Erstes Spiel, Messi wird gegen Cruz Azul nach der Pause eingewechselt. Nachspielzeit, 94. Minute, es steht 1:1, Freistoss für Miami in Strafraumnähe. Lionel Andrés Messi legt sich den Ball bereit. Holt zwei, drei kurze Schritte Anlauf. Auf der Tribüne halten David Beckham und seine Frau Victoria den Atem an, ebenso NBA-Superstar LeBron James oder Tennis-Ikone Serena Williams.

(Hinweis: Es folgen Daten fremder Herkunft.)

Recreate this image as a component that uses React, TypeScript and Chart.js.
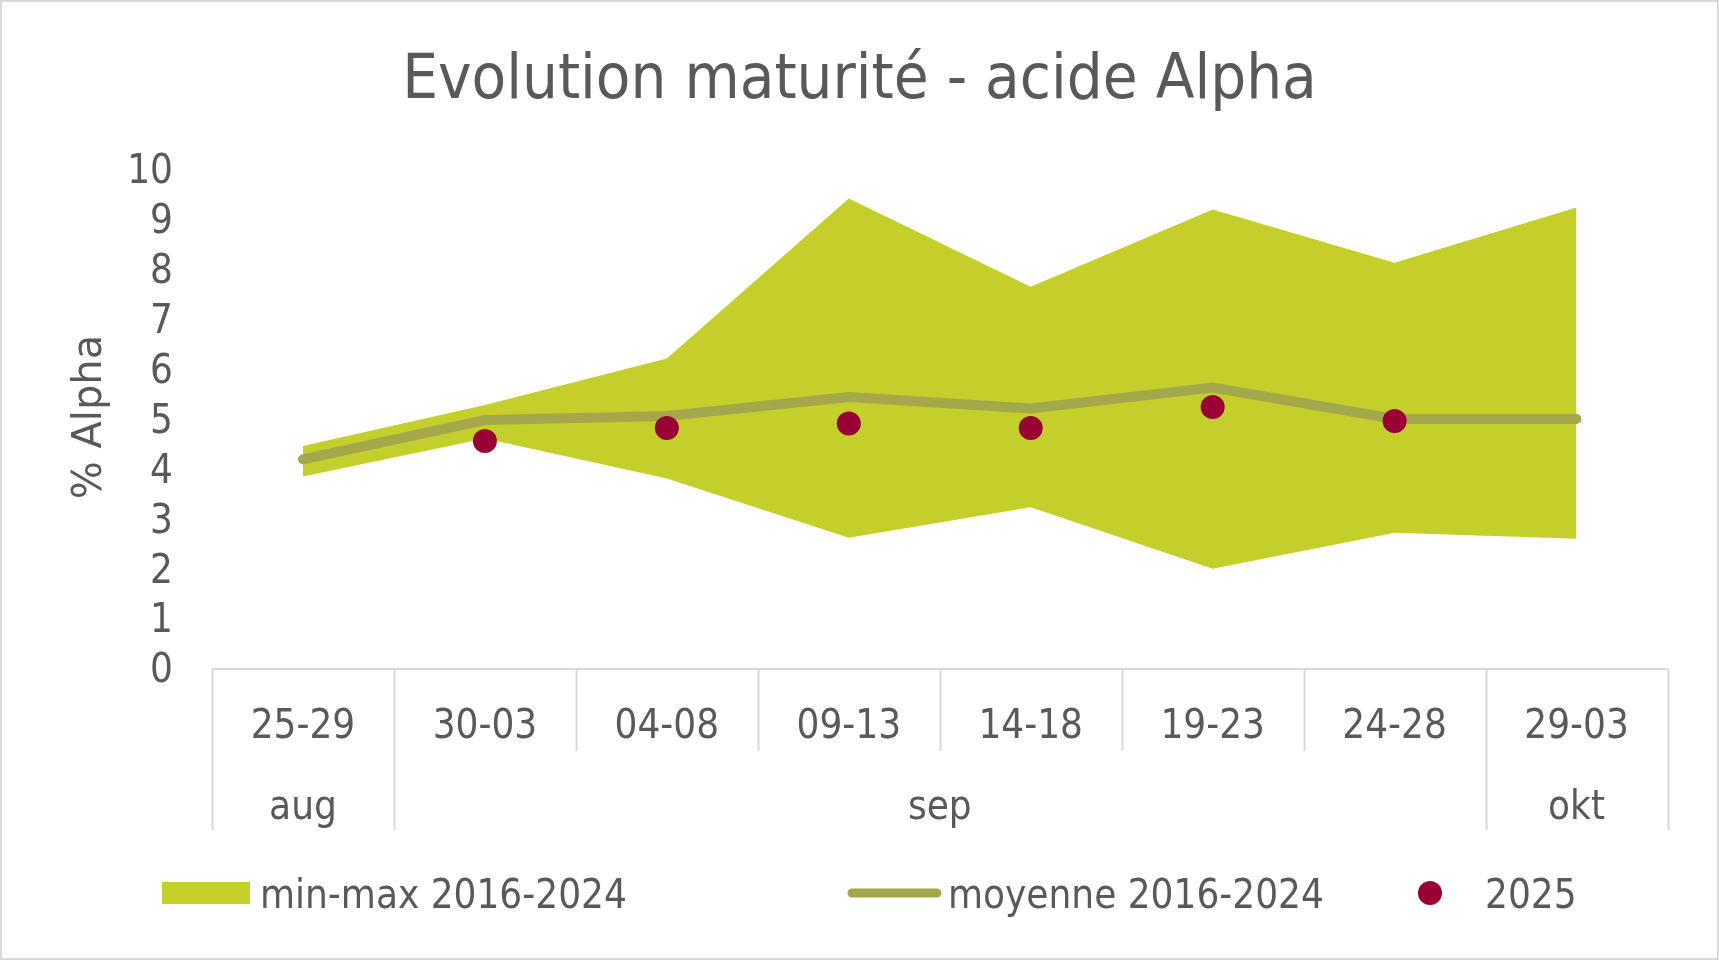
import { useEffect, useRef } from "react"
import { Chart, registerables } from "chart.js"
import type { Plugin } from "chart.js"

Chart.register(...registerables)

const categories = ["25-29", "30-03", "04-08", "09-13", "14-18", "19-23", "24-28", "29-03"]
const months = ["aug", "sep", "sep", "sep", "sep", "sep", "sep", "okt"]
const maxValues = [4.47, 5.29, 6.22, 9.43, 7.66, 9.21, 8.14, 9.25]
const minValues = [3.86, 4.62, 3.82, 2.63, 3.24, 2.01, 2.73, 2.61]
const meanValues = [4.2, 4.99, 5.07, 5.45, 5.22, 5.64, 5.01, 5.01]
const values2025 = [null, 4.57, 4.83, 4.92, 4.83, 5.25, 4.97, null]
const yTickValues = [0, 1, 2, 3, 4, 5, 6, 7, 8, 9, 10]

const TITLE = "Evolution maturité - acide Alpha"
const Y_TITLE = "% Alpha"
const LEGEND_BAND = "min-max 2016-2024"
const LEGEND_MEAN = "moyenne 2016-2024"
const LEGEND_2025 = "2025"

const CONDENSED = "'DejaVu Sans Condensed', 'DejaVu Sans', sans-serif"
const REGULAR = "'DejaVu Sans', sans-serif"
const TEXT = "#595959"
const GRID = "#d9d9d9"
const BAND = "#c4cf2b"
const MEAN = "#a5a84a"
const DOT = "#990033"

// title, axis title, multi-level x axis and legend drawn by hand
const decorations: Plugin<"line"> = {
  id: "decorations",
  afterDraw(chart) {
    const { ctx, chartArea, scales } = chart
    const x = scales.x
    const step = x.getPixelForValue(1) - x.getPixelForValue(0)
    const start = x.getPixelForValue(0) - step / 2
    const bottom = chartArea.bottom

    ctx.save()
    ctx.strokeStyle = GRID
    ctx.lineWidth = 2
    ctx.strokeRect(1, 1, chart.width - 2, chart.height - 2)

    ctx.beginPath()
    ctx.moveTo(chartArea.left, bottom)
    ctx.lineTo(chartArea.right, bottom)
    ctx.stroke()

    for (let i = 0; i <= categories.length; i++) {
      const px = Math.round(start + i * step) + 0.5
      const edge = i === 0 || i === categories.length || months[i] !== months[i - 1]
      ctx.beginPath()
      ctx.moveTo(px, bottom)
      ctx.lineTo(px, bottom + (edge ? 161 : 82))
      ctx.stroke()
    }

    ctx.fillStyle = TEXT
    ctx.font = `40px ${CONDENSED}`
    ctx.textAlign = "center"
    ctx.textBaseline = "alphabetic"
    let g = 0
    for (let i = 1; i <= months.length; i++) {
      if (i === months.length || months[i] !== months[g]) {
        const cx = start + ((g + i) / 2) * step
        ctx.fillText(months[g], cx, bottom + 150)
        g = i
      }
    }

    ctx.font = `63px ${CONDENSED}`
    ctx.fillText(TITLE, chart.width / 2, 98)

    ctx.save()
    ctx.translate(101, 417)
    ctx.rotate(-Math.PI / 2)
    ctx.font = `40px ${REGULAR}`
    ctx.fillText(Y_TITLE, 0, 0)
    ctx.restore()

    // legend
    ctx.textAlign = "left"
    ctx.font = `40px ${CONDENSED}`
    ctx.fillStyle = BAND
    ctx.fillRect(162, 882, 88, 22)
    ctx.fillStyle = TEXT
    ctx.fillText(LEGEND_BAND, 260, 908)

    ctx.strokeStyle = MEAN
    ctx.lineWidth = 9
    ctx.lineCap = "round"
    ctx.beginPath()
    ctx.moveTo(852, 893)
    ctx.lineTo(937, 893)
    ctx.stroke()
    ctx.fillText(LEGEND_MEAN, 948, 908)

    ctx.fillStyle = DOT
    ctx.beginPath()
    ctx.arc(1430, 893, 12, 0, Math.PI * 2)
    ctx.fill()
    ctx.fillStyle = TEXT
    ctx.fillText(LEGEND_2025, 1485, 908)
    ctx.restore()
  },
}

export default function App() {
  const canvasRef = useRef<HTMLCanvasElement | null>(null)
  const chartRef = useRef<Chart | null>(null)

  useEffect(() => {
    if (!canvasRef.current) return
    if (chartRef.current) chartRef.current.destroy()

    chartRef.current = new Chart(canvasRef.current, {
      type: "line",
      data: {
        labels: categories,
        datasets: [
          {
            label: LEGEND_BAND,
            data: maxValues,
            borderWidth: 0,
            pointRadius: 0,
            backgroundColor: BAND,
            fill: "+1",
            order: 3,
          },
          {
            label: "min",
            data: minValues,
            borderWidth: 0,
            pointRadius: 0,
            fill: false,
            order: 4,
          },
          {
            label: LEGEND_MEAN,
            data: meanValues,
            borderColor: MEAN,
            borderWidth: 10,
            borderCapStyle: "round",
            pointRadius: 0,
            fill: false,
            order: 2,
          },
          {
            label: LEGEND_2025,
            data: values2025,
            showLine: false,
            pointRadius: 12,
            pointBackgroundColor: DOT,
            pointBorderWidth: 0,
            fill: false,
            order: 1,
          },
        ],
      },
      options: {
        animation: false,
        responsive: true,
        maintainAspectRatio: false,
        layout: { padding: { top: 170, right: 51.5, left: 0, bottom: 0 } },
        plugins: {
          legend: { display: false },
          title: { display: false },
          tooltip: { enabled: false },
        },
        scales: {
          x: {
            offset: true,
            grid: { display: false, drawTicks: false },
            border: { display: false },
            ticks: {
              color: TEXT,
              padding: 35,
              maxRotation: 0,
              autoSkip: false,
              font: { family: CONDENSED, size: 40 },
            },
            afterFit: (scale) => {
              scale.height = 291
            },
          },
          y: {
            min: 0,
            max: 10,
            grid: { display: false, drawTicks: false },
            border: { display: false },
            afterBuildTicks: (scale) => {
              scale.ticks = yTickValues.map((v) => ({ value: v }))
            },
            ticks: {
              color: TEXT,
              padding: 39,
              autoSkip: false,
              labelOffset: 3,
              font: { family: CONDENSED, size: 40 },
            },
            afterFit: (scale) => {
              scale.width = 212
            },
          },
        },
      },
      plugins: [decorations],
    })

    return () => {
      if (chartRef.current) {
        chartRef.current.destroy()
        chartRef.current = null
      }
    }
  }, [])

  return (
    <div style={{ position: "fixed", left: 0, top: 0, width: 1719, height: 960, background: "#fff" }}>
      <canvas ref={canvasRef}></canvas>
    </div>
  )
}
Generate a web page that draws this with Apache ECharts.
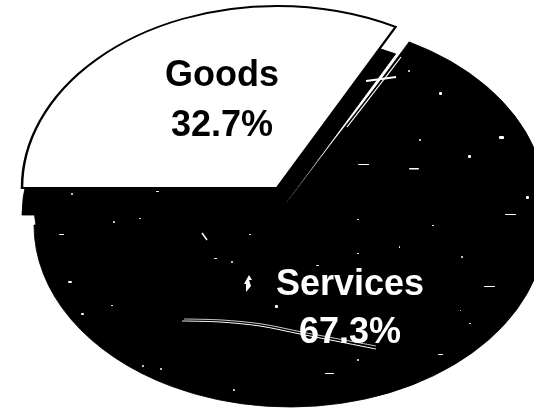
<!DOCTYPE html>
<html>
<head>
<meta charset="utf-8">
<style>html,body{margin:0;padding:0;background:#fff}#c{width:534px;height:408px}</style>
<script src="https://cdn.jsdelivr.net/npm/echarts@6/dist/echarts.min.js"></script>
</head>
<body>
<div id="c"></div>
<script>
// Share of output by sector, percent
const categories = ['Goods', 'Services'];
const shares = [32.7, 67.3];
const shareLabels = ['32.7%', '67.3%'];

// Tilted-disc geometry for each wedge (centre, radii, thickness)
const discs = [
  { cx: 277, cy: 188, rx: 255, ry: 182, depth: 27, face: '#ffffff', stroke: '#000000', ink: '#000000', tx: 222, ty: 101, lh: 50 },
  { cx: 290, cy: 203, rx: 256, ry: 182, depth: 22, face: '#000000', stroke: '#000000', ink: '#ffffff', tx: 350, ty: 309, lh: 48 }
];
const START_ANGLE = Math.PI; // first wedge opens at nine o'clock and runs clockwise

// Print flecks and scuffs on the dark wedge: [x, y, w, h]
const flecks = [
  [439,92,3,3],[408,70,2,2],[419,139,2,2],[468,155,3,3],[499,136,5,3],[358,164,11,1],[409,168,10,1.5],
  [526,196,3,3],[505,214,11,1],[432,225,2,1],[399,246,1,2],[461,256,2,2],[59,234,5,1],[68,281,4,2],
  [81,313,3,2],[275,305,3,3],[484,286,11,1],[469,323,2,1],[438,354,5,1],[357,359,2,2],[325,373,9,1],
  [233,389,2,2],[160,368,2,2],[142,365,2,2],[111,305,2,1],[113,221,2,2],[139,218,2,1],[156,191,3,1],
  [71,193,2,2],[214,258,3,1],[231,261,2,2],[357,253,2,1],[316,265,3,1],[357,219,2,1],[249,234,2,1],[460,310,1,1]
];
// Hairline scuffs: polylines in white
const scuffs = [
  { pts: [[182,321],[220,322],[260,326],[300,334],[376,349]], w: 1 },
  { pts: [[184,319],[222,320],[262,324],[302,332],[376,346]], w: 0.8 },
  { pts: [[366,81],[396,77]], w: 2 },
  { pts: [[202,233],[207,240]], w: 1.5 },
  { pts: [[401,57],[378,87],[347,127]], w: 1.2 }
];
const bolt = [[249,275],[252,280],[249,280],[251,286],[246,292],[246,284],[244,284]];
// Where the wedges close up along their shared edge
const seam = [[412,43],[399,57],[334,140],[277,215],[320,215]];

const total = shares.reduce((a, b) => a + b, 0);

function renderWedge(params, api) {
  const i = params.dataIndex;
  const d = discs[i];
  let before = 0;
  for (let k = 0; k < i; k++) before += shares[k];
  const a0 = START_ANGLE + before / total * Math.PI * 2;
  const a1 = a0 + api.value(0) / total * Math.PI * 2;
  const wedge = (dy, fill, stroke, lw) => ({
    type: 'sector',
    x: d.cx, y: d.cy + dy, scaleY: d.ry / d.rx,
    shape: { cx: 0, cy: 0, r: d.rx, r0: 0, startAngle: a0, endAngle: a1, clockwise: true },
    style: { fill: fill, stroke: stroke, lineWidth: lw, strokeNoScale: true }
  });
  return {
    type: 'group',
    children: [
      wedge(d.depth, '#000000', '#000000', 1),
      wedge(0, d.face, d.stroke, i === 0 ? 2.5 : 1)
    ]
  };
}

const graphics = [
  { type: 'polygon', z: 5, shape: { points: seam }, style: { fill: '#000' } }
];
flecks.forEach(f => graphics.push({ type: 'rect', z: 6, shape: { x: f[0], y: f[1], width: f[2], height: f[3], r: 1 }, style: { fill: '#fff' } }));
scuffs.forEach(s => graphics.push({ type: 'polyline', z: 6, shape: { points: s.pts, smooth: 0.3 }, style: { stroke: '#fff', lineWidth: s.w, fill: null } }));
graphics.push({ type: 'polygon', z: 6, shape: { points: bolt }, style: { fill: '#fff' } });
categories.forEach((name, i) => {
  graphics.push({
    type: 'text', z: 8, x: discs[i].tx, y: discs[i].ty,
    style: {
      text: name + '\n' + shareLabels[i],
      fill: discs[i].ink,
      font: 'bold 36px "Liberation Sans", Arial, sans-serif',
      lineHeight: discs[i].lh,
      align: 'center', verticalAlign: 'middle'
    }
  });
});

const chart = echarts.init(document.getElementById('c'), null, { renderer: 'canvas' });
chart.setOption({
  animation: false,
  backgroundColor: '#ffffff',
  series: [{
    type: 'custom',
    coordinateSystem: 'none',
    renderItem: renderWedge,
    data: shares.map((v, i) => ({ name: categories[i], value: [v] })),
    clip: false,
    z: 1
  }],
  graphic: graphics
});
</script>
</body>
</html>
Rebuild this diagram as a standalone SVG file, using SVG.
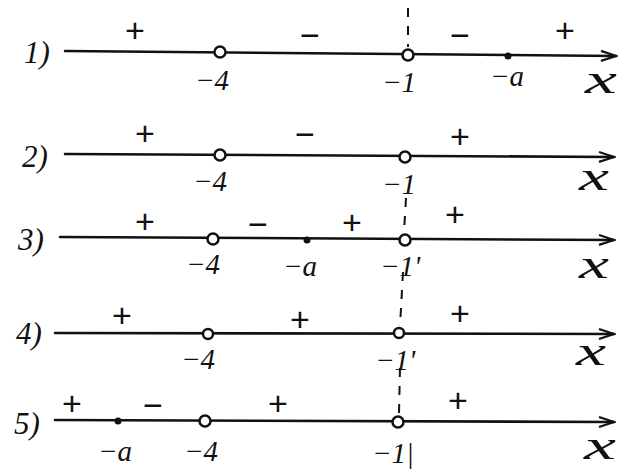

Messi schiesst mit links, schlenzt den Ball über die Mauer und am Goalie vorbei in den Winkel. Ein herrliches Tor, der erste Sieg, ein hollywoodreifes Happy End.
«Nicht einmal in meinen wildesten Träumen hätte ich mir das so ausgemalt», sagt Messi und er sagt das mit einem Lachen, wie man es selten sieht bei Interviews mit ihm.
Vielleicht ist es wirklich so, dass er in Florida den Spass wiedergefunden hat, der ihm zuletzt bei Paris Saint-Germain abhanden gekommen war. 13 Partien hat Messi bislang für Inter Miami CF absolviert, er schoss elf Tore und gab fünf Vorlagen. Er führte seinen Klub zum Triumph im Leagues Cup, dem ersten Titelgewinn in dessen Existenz. In der Liga dagegen schaffte er es nicht, Miami noch in die Playoffs zu führen.
Ob du «Messi Meets America» anschauen sollst? Sicher, wenn du ein grosser Anhänger des Zauberflohs bist. Für alle anderen Fussballfans ist die Serie ideal, um auf einem Langstreckenflug ein paar Stunden hinter sich zu bringen, wenn man nicht schlafen kann.